Wednesday, July 7, 2010

The Long Journey Through Night, III: The Masks of God

I cannot speak of what the absolute is. So I can’t speak of faith or my beliefs in any concrete way. I would describe myself as a devout, militant agnostic. I reside powerfully in the sublime realization that I do not know, that I cannot know.

So I have no concept of what THE Divine looks like. But I know what my life’s narrative feels like to me. So, at times, I gain a feeling of what MY Divine might look like. In that moment of time, at that place.

For much of my adult life, when I closed my eyes and saw the Universe as I felt it must be when it looked upon me, I saw a circle of my ancestors, arrayed around me. Like a council where I had the talking stick, or a dance jam where they were all gathered to cheer me on. My grandparents were arrayed behind me, their hands on my shoulders, offering strength.

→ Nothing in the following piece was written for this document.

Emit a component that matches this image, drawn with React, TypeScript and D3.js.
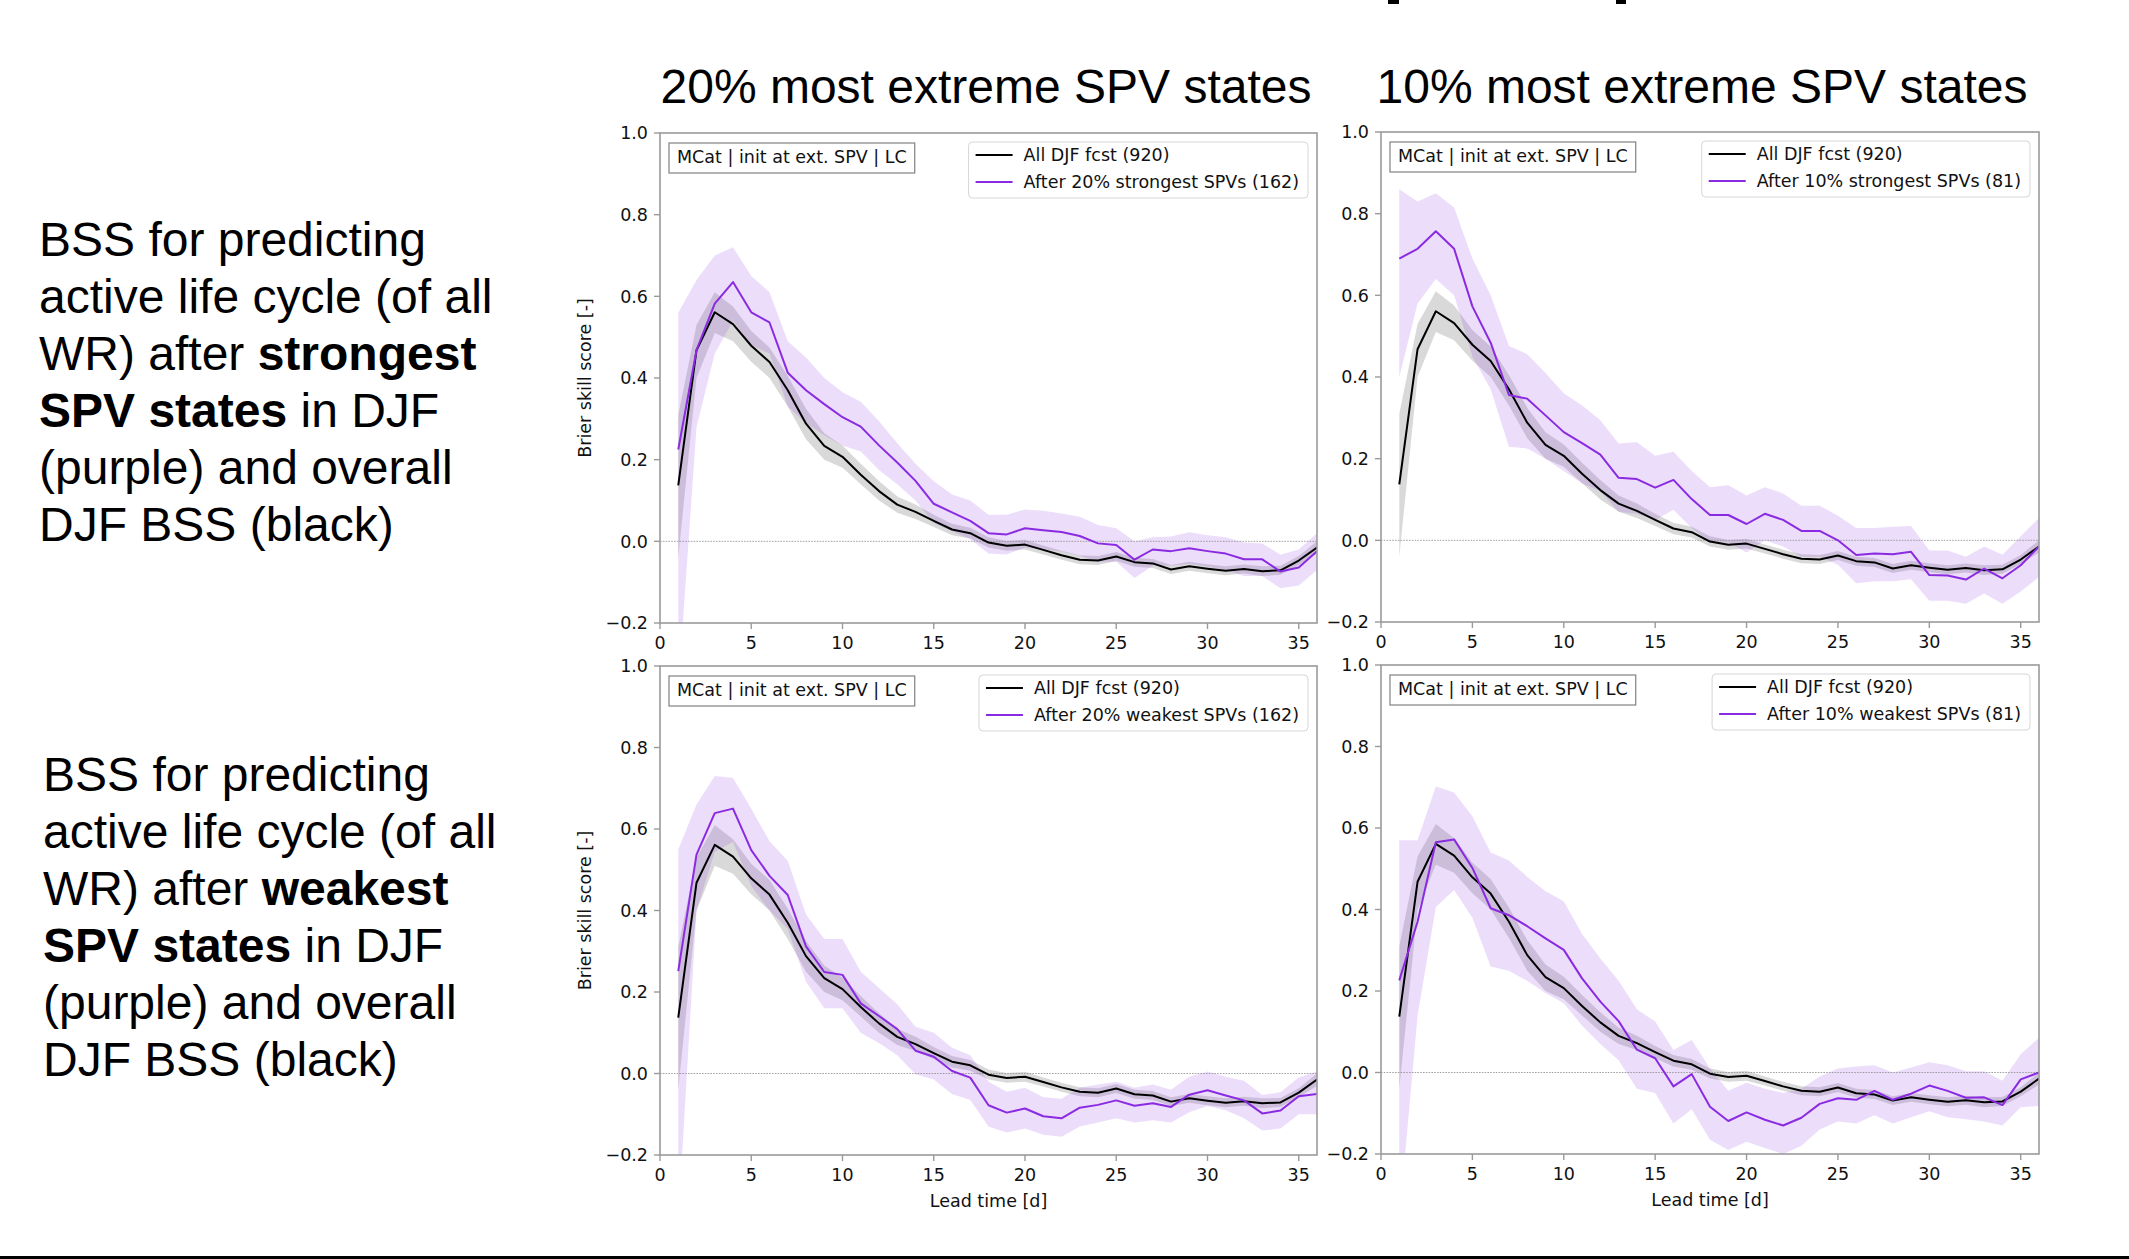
import React from "react";
import * as d3 from "d3";

// ---------- data ----------
const leadTimes = d3.range(1, 37);
const yTicks = [-0.2, 0, 0.2, 0.4, 0.6, 0.8, 1.0];
const xTicks = [0, 5, 10, 15, 20, 25, 30, 35];

const allDJF = [0.137, 0.468, 0.561, 0.532, 0.479, 0.439, 0.370, 0.288, 0.234, 0.207, 0.163, 0.123, 0.090, 0.072, 0.050, 0.029, 0.020, -0.003, -0.011, -0.008, -0.021, -0.034, -0.045, -0.047, -0.037, -0.051, -0.054, -0.069, -0.061, -0.067, -0.072, -0.068, -0.073, -0.071, -0.047, -0.015];
const allDJFLo = [-0.04, 0.40, 0.51, 0.49, 0.44, 0.40, 0.33, 0.25, 0.20, 0.18, 0.14, 0.10, 0.07, 0.055, 0.035, 0.015, 0.007, -0.015, -0.023, -0.02, -0.032, -0.045, -0.056, -0.058, -0.048, -0.062, -0.065, -0.08, -0.072, -0.078, -0.083, -0.079, -0.085, -0.082, -0.058, -0.03];
const allDJFHi = [0.31, 0.53, 0.61, 0.575, 0.515, 0.475, 0.405, 0.325, 0.265, 0.235, 0.19, 0.148, 0.11, 0.09, 0.065, 0.043, 0.033, 0.01, 0.001, 0.004, -0.01, -0.023, -0.034, -0.036, -0.026, -0.04, -0.043, -0.058, -0.05, -0.056, -0.061, -0.057, -0.061, -0.06, -0.036, 0.0];

const strong20 = [0.225, 0.468, 0.582, 0.635, 0.561, 0.536, 0.413, 0.370, 0.336, 0.304, 0.281, 0.235, 0.193, 0.148, 0.092, 0.071, 0.050, 0.020, 0.017, 0.032, 0.027, 0.023, 0.013, -0.005, -0.009, -0.045, -0.020, -0.024, -0.017, -0.024, -0.030, -0.044, -0.044, -0.074, -0.064, -0.024];
const strong20Hi = [0.56, 0.64, 0.70, 0.72, 0.65, 0.61, 0.49, 0.45, 0.40, 0.365, 0.342, 0.294, 0.24, 0.19, 0.147, 0.115, 0.10, 0.065, 0.065, 0.078, 0.075, 0.068, 0.06, 0.04, 0.032, 0.0, 0.01, 0.012, 0.022, 0.015, 0.01, -0.003, -0.005, -0.033, -0.02, 0.02];
const strong20Lo = [-0.36, 0.28, 0.46, 0.54, 0.48, 0.46, 0.33, 0.29, 0.26, 0.235, 0.22, 0.175, 0.14, 0.10, 0.045, 0.025, 0.005, -0.03, -0.032, -0.015, -0.02, -0.025, -0.035, -0.05, -0.05, -0.09, -0.06, -0.06, -0.055, -0.062, -0.07, -0.085, -0.085, -0.115, -0.108, -0.07];

const strong10 = [0.690, 0.714, 0.757, 0.714, 0.573, 0.484, 0.356, 0.347, 0.306, 0.265, 0.238, 0.210, 0.153, 0.150, 0.129, 0.148, 0.101, 0.062, 0.062, 0.040, 0.065, 0.050, 0.023, 0.023, 0.0, -0.036, -0.032, -0.034, -0.028, -0.085, -0.086, -0.096, -0.069, -0.093, -0.061, -0.015];
const strong10Hi = [0.86, 0.83, 0.85, 0.815, 0.69, 0.60, 0.476, 0.456, 0.41, 0.36, 0.33, 0.294, 0.237, 0.24, 0.207, 0.217, 0.17, 0.13, 0.135, 0.11, 0.13, 0.115, 0.085, 0.085, 0.06, 0.03, 0.03, 0.033, 0.035, -0.025, -0.025, -0.04, -0.015, -0.035, 0.01, 0.055];
const strong10Lo = [0.40, 0.58, 0.64, 0.60, 0.45, 0.37, 0.229, 0.225, 0.20, 0.17, 0.14, 0.12, 0.07, 0.065, 0.05, 0.075, 0.03, -0.005, -0.005, -0.03, 0.0, -0.015, -0.04, -0.04, -0.06, -0.105, -0.10, -0.10, -0.095, -0.148, -0.148, -0.155, -0.13, -0.155, -0.125, -0.09];

const weak20 = [0.251, 0.537, 0.639, 0.650, 0.548, 0.485, 0.438, 0.312, 0.249, 0.242, 0.172, 0.141, 0.109, 0.056, 0.041, 0.006, -0.010, -0.078, -0.096, -0.086, -0.105, -0.110, -0.084, -0.077, -0.066, -0.079, -0.073, -0.082, -0.052, -0.041, -0.054, -0.066, -0.098, -0.091, -0.056, -0.050];
const weak20Hi = [0.55, 0.66, 0.73, 0.725, 0.65, 0.57, 0.522, 0.39, 0.33, 0.33, 0.25, 0.21, 0.17, 0.115, 0.10, 0.063, 0.045, -0.02, -0.045, -0.035, -0.058, -0.062, -0.035, -0.027, -0.02, -0.035, -0.027, -0.04, -0.008, 0.005, -0.008, -0.018, -0.053, -0.046, -0.01, 0.005];
const weak20Lo = [-0.36, 0.40, 0.544, 0.569, 0.46, 0.40, 0.355, 0.225, 0.16, 0.16, 0.10, 0.075, 0.045, -0.002, -0.015, -0.05, -0.065, -0.13, -0.145, -0.135, -0.15, -0.155, -0.13, -0.12, -0.11, -0.12, -0.115, -0.12, -0.095, -0.08, -0.09, -0.11, -0.14, -0.135, -0.10, -0.10];

const weak10 = [0.226, 0.370, 0.565, 0.572, 0.502, 0.403, 0.386, 0.359, 0.329, 0.301, 0.231, 0.174, 0.126, 0.056, 0.035, -0.034, -0.004, -0.084, -0.119, -0.098, -0.116, -0.130, -0.111, -0.077, -0.063, -0.067, -0.045, -0.067, -0.052, -0.032, -0.045, -0.062, -0.061, -0.080, -0.017, 0.0];
const weak10Hi = [0.57, 0.57, 0.702, 0.687, 0.629, 0.54, 0.52, 0.48, 0.445, 0.42, 0.34, 0.28, 0.225, 0.155, 0.125, 0.055, 0.08, 0.01, -0.045, -0.025, -0.04, -0.05, -0.04, -0.01, 0.01, 0.015, 0.018, 0.0, 0.012, 0.025, 0.018, 0.003, 0.003, -0.02, 0.045, 0.085];
const weak10Lo = [-0.36, 0.139, 0.406, 0.448, 0.38, 0.26, 0.25, 0.225, 0.195, 0.17, 0.115, 0.07, 0.03, -0.04, -0.05, -0.125, -0.09, -0.165, -0.19, -0.17, -0.185, -0.2, -0.18, -0.14, -0.12, -0.125, -0.105, -0.125, -0.11, -0.095, -0.11, -0.115, -0.12, -0.13, -0.085, -0.082];

const allLabel = "All DJF fcst (920)";
const infoLabel = "MCat | init at ext. SPV | LC";
const columnTitles = ["20% most extreme SPV states", "10% most extreme SPV states"];
const textStrong = [
  ["BSS for predicting"],
  ["active life cycle (of all"],
  ["WR) after ", "strongest"],
  ["SPV states", " in DJF"],
  ["(purple) and overall"],
  ["DJF BSS (black)"],
];
const textWeak = [
  ["BSS for predicting"],
  ["active life cycle (of all"],
  ["WR) after ", "weakest"],
  ["SPV states", " in DJF"],
  ["(purple) and overall"],
  ["DJF BSS (black)"],
];

// ---------- style ----------
const PURPLE = "#8a2be2";
const TICK_FONT = "'DejaVu Sans', sans-serif";
const SLIDE_FONT = "'Liberation Sans', Arial, sans-serif";
const FS = 17.5;
const SPINE = "#9a9a9a";

function measure(text: string, font: string) {
  if (typeof document === "undefined") return text.length * 10;
  const c = document.createElement("canvas");
  const ctx = c.getContext("2d");
  if (!ctx) return text.length * 10;
  ctx.font = font;
  return ctx.measureText(text).width;
}

const fmt = (v: number) => {
  const s = Math.abs(v).toFixed(1);
  return v < -1e-9 ? "\u2212" + s : s;
};

type PanelProps = {
  id: string;
  box: [number, number, number, number];
  line: number[];
  lo: number[];
  hi: number[];
  label: string;
  ylabel: boolean;
  xlabel: boolean;
};

function Panel({ id, box, line, lo, hi, label, ylabel, xlabel }: PanelProps) {
  const [x0, y0, x1, y1] = box;
  const x = d3.scaleLinear().domain([0, 36]).range([x0, x1]);
  const y = d3.scaleLinear().domain([-0.2, 1.0]).range([y1, y0]);
  const band = (l: number[], h: number[]) =>
    d3
      .area<number>()
      .x((_, i) => x(leadTimes[i]))
      .y0((_, i) => y(l[i]))
      .y1((_, i) => y(h[i]))(leadTimes) || "";
  const ln = (v: number[]) =>
    d3
      .line<number>()
      .x((_, i) => x(leadTimes[i]))
      .y((d) => y(d))(v) || "";

  const legFont = `${FS}px ${TICK_FONT}`;
  const tw = Math.max(measure(allLabel, legFont), measure(label, legFont));
  const legW = 55 + tw + 9;
  const legX = x1 - 9 - legW;
  const legY = y0 + 9;
  const infoW = measure(infoLabel, legFont) + 16;
  const clip = `clip-${id}`;

  return (
    <g>
      <defs>
        <clipPath id={clip}>
          <rect x={x0} y={y0} width={x1 - x0} height={y1 - y0} />
        </clipPath>
      </defs>
      <g clipPath={`url(#${clip})`}>
        <path d={band(allDJFLo, allDJFHi)} fill="#000" fillOpacity={0.15} />
        <path d={band(lo, hi)} fill={PURPLE} fillOpacity={0.16} />
        <line x1={x0} x2={x1} y1={y(0)} y2={y(0)} stroke="#8c8c8c" strokeWidth={0.8} strokeDasharray="1.6,1.2" />
        <path d={ln(allDJF)} fill="none" stroke="#000" strokeWidth={2} strokeLinejoin="round" />
        <path d={ln(line)} fill="none" stroke={PURPLE} strokeWidth={2} strokeLinejoin="round" />
      </g>
      <rect x={x0} y={y0} width={x1 - x0} height={y1 - y0} fill="none" stroke={SPINE} strokeWidth={1.6} />
      {yTicks.map((t) => (
        <g key={"y" + t}>
          <line x1={x0 - 6} x2={x0} y1={y(t)} y2={y(t)} stroke={SPINE} strokeWidth={1.4} />
          <text x={x0 - 12} y={y(t)} dy="0.36em" textAnchor="end" fontFamily={TICK_FONT} fontSize={FS} fill="#111">
            {fmt(t)}
          </text>
        </g>
      ))}
      {xTicks.map((t) => (
        <g key={"x" + t}>
          <line x1={x(t)} x2={x(t)} y1={y1} y2={y1 + 6} stroke={SPINE} strokeWidth={1.4} />
          <text x={x(t)} y={y1 + 25.5} textAnchor="middle" fontFamily={TICK_FONT} fontSize={FS} fill="#111">
            {t}
          </text>
        </g>
      ))}
      {ylabel && (
        <text
          transform={`translate(${x0 - 75},${(y0 + y1) / 2}) rotate(-90)`}
          textAnchor="middle"
          dy="0.36em"
          fontFamily={TICK_FONT}
          fontSize={FS}
          fill="#111"
        >
          Brier skill score [-]
        </text>
      )}
      {xlabel && (
        <text x={(x0 + x1) / 2} y={y1 + 52} textAnchor="middle" fontFamily={TICK_FONT} fontSize={FS} fill="#111">
          Lead time [d]
        </text>
      )}
      {/* info box */}
      <rect x={x0 + 9} y={y0 + 10} width={infoW} height={30} fill="#fff" stroke="#808080" strokeWidth={1.2} />
      <text x={x0 + 17} y={y0 + 24} dy="0.36em" fontFamily={TICK_FONT} fontSize={FS} fill="#111">
        {infoLabel}
      </text>
      {/* legend */}
      <rect x={legX} y={legY} width={legW} height={56} rx={4} fill="#fff" fillOpacity={0.8} stroke="#d6d6d6" strokeWidth={1} />
      <line x1={legX + 7} x2={legX + 44} y1={legY + 13} y2={legY + 13} stroke="#000" strokeWidth={2} />
      <text x={legX + 55} y={legY + 13} dy="0.36em" fontFamily={TICK_FONT} fontSize={FS} fill="#111">
        {allLabel}
      </text>
      <line x1={legX + 7} x2={legX + 44} y1={legY + 40} y2={legY + 40} stroke={PURPLE} strokeWidth={2} />
      <text x={legX + 55} y={legY + 40} dy="0.36em" fontFamily={TICK_FONT} fontSize={FS} fill="#111">
        {label}
      </text>
    </g>
  );
}

function TextBlock({ lines, x, y0, step, boldIdx }: { lines: string[][]; x: number; y0: number; step: number; boldIdx: number[][] }) {
  return (
    <g fontFamily={SLIDE_FONT} fontSize={48} fill="#000">
      {lines.map((parts, i) => (
        <text key={i} x={x} y={y0 + i * step}>
          {parts.map((p, j) => (
            <tspan key={j} fontWeight={boldIdx.some(([a, b]) => a === i && b === j) ? "bold" : "normal"}>
              {p}
            </tspan>
          ))}
        </text>
      ))}
    </g>
  );
}

export default function App() {
  const panels: PanelProps[] = [
    { id: "tl", box: [660, 133, 1317, 623], line: strong20, lo: strong20Lo, hi: strong20Hi, label: "After 20% strongest SPVs (162)", ylabel: true, xlabel: false },
    { id: "tr", box: [1381, 132, 2039, 622], line: strong10, lo: strong10Lo, hi: strong10Hi, label: "After 10% strongest SPVs (81)", ylabel: false, xlabel: false },
    { id: "bl", box: [660, 666, 1317, 1155], line: weak20, lo: weak20Lo, hi: weak20Hi, label: "After 20% weakest SPVs (162)", ylabel: true, xlabel: true },
    { id: "br", box: [1381, 665, 2039, 1154], line: weak10, lo: weak10Lo, hi: weak10Hi, label: "After 10% weakest SPVs (81)", ylabel: false, xlabel: true },
  ];
  return (
    <svg
      width={2129}
      height={1259}
      viewBox="0 0 2129 1259"
      style={{ position: "absolute", left: 0, top: 0, background: "#fff" }}
    >
      <rect x={0} y={0} width={2129} height={1259} fill="#fff" />
      {/* clipped fragments of slide heading */}
      <rect x={1388} y={0} width={11} height={4} fill="#000" />
      <rect x={1616} y={0} width={10} height={4} fill="#000" />
      <text x={986} y={103} textAnchor="middle" fontFamily={SLIDE_FONT} fontSize={48} fill="#000">
        {columnTitles[0]}
      </text>
      <text x={1702} y={103} textAnchor="middle" fontFamily={SLIDE_FONT} fontSize={48} fill="#000">
        {columnTitles[1]}
      </text>
      <TextBlock lines={textStrong} x={39} y0={256} step={57} boldIdx={[[2, 1], [3, 0]]} />
      <TextBlock lines={textWeak} x={43} y0={791} step={57} boldIdx={[[2, 1], [3, 0]]} />
      {panels.map((p) => (
        <Panel key={p.id} {...p} />
      ))}
      <rect x={0} y={1256} width={2129} height={3} fill="#000" />
    </svg>
  );
}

That image formed slowly over time; pieces fell into place as years progressed.

When I hit the rough patch of my 30s, the image stopped working. A circle around me, as I stood in place. There was no movement anywhere. The circle hemmed me in. And I have no idea what my ancestors all look like. So mostly it was a featureless circle of silhouettes. Silhouettes not unlike the silhouette of panic I awoke to at night, when I startled from nightmares as a child. And my grandparents in my mind’s eye offered encouragement, but no drive or direction or strength. So, they were really nothing like my grandparents in the world, but such is the limitation of a child’s perspective, which is the only one I really ever had of them.

As it stopped feeling right, I let my image of the divine go. And another one swooped in on me. It had been materializing for years. But it was still a shock when it arrived.